Not to be taken too literally (you don’t necessarily have to do the exact opposite of what’s been tried), this is a handy reminder that we can get set in our ways when trying to fix something; even though our attempts fail, we still continue to apply them, and of course fail again. This leads to a second dictum: “the attempted solution becomes part of the problem”.

So, for example, if you have trouble sleeping, a standard attempt at a solution is to compensate by getting more sleep. Though this seems like common sense, focusing on the problem in this way can aggravate it, because as you worry about the lost sleep, the stress and tension make it less likely that you’ll get back to sleep, and the worry about being tired follows you through the day.

I recently read an article by Oliver Burkeman in which he applied the MRI idea to sleeplessness. He decided on dealing with insomnia by deliberately getting even less sleep.

He recommends choosing a fixed time to get up each morning and sticking rigidly to it. Then, over a couple of weeks, observe how many hours of sleep you actually get per night. So, for example, if all you are really getting is five hours you don’t go to bed until five hours before your fixed getting up time (so, you’d retire at 2.00 a.m. in this case). “If five hours is all the sleep you get, five hours is all you’ll have”, he says.

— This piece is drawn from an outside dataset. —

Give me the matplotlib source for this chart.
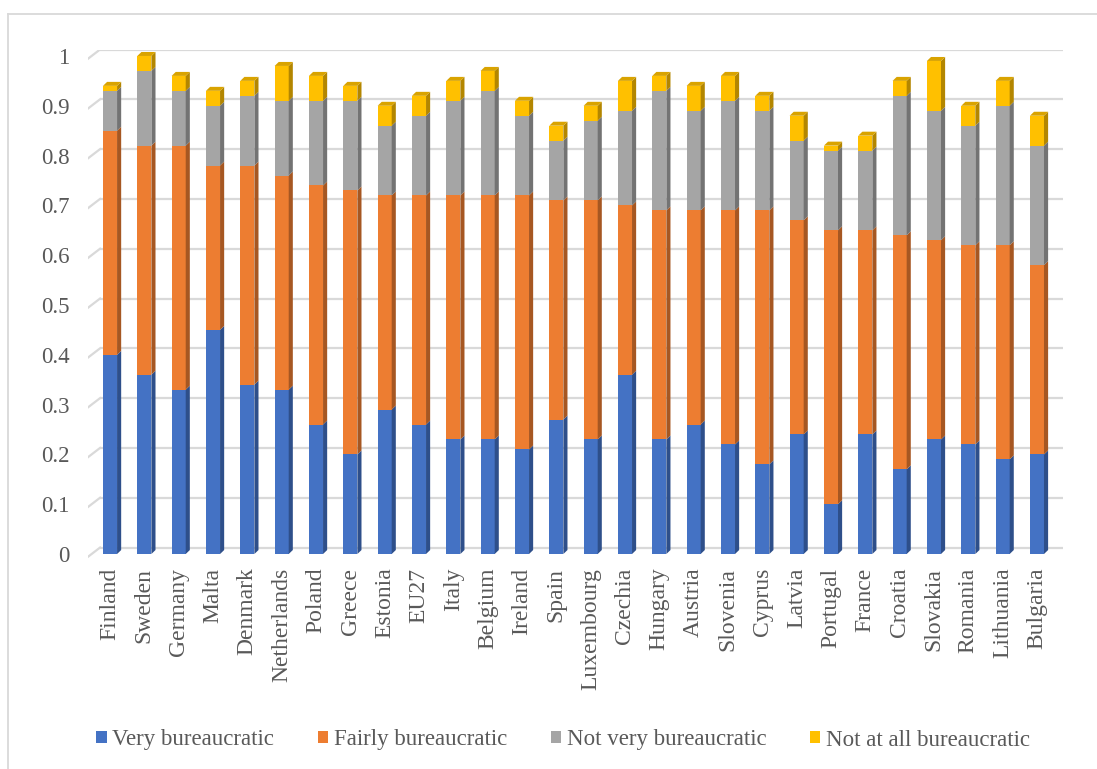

I think this is likely to work as I’ve been doing a version of it for years. I never lie in no matter how tired I am in the morning (this is due to upbringing, not common sense), and if I wake in the night – which happens often – I never worry about it, I simply do what I’m doing now, I write!

See also

Oliver Burkeman: Can’t sleep? Try getting less.

My post: Sleep is Sacred.

2 Responses to “Too Little Sleep? Try an About Face”

  1. This is the first time I have read something about sleep difficulties that actually makes sense. Thank you so much Barry. My new program starts tonight!!

  2. Thank you, it’s worrying when we lose sleep, but that’s part of the problem. I’m not saying it’s OK and we shouldn’t worry, but it can easily get out of hand and the worry takes over.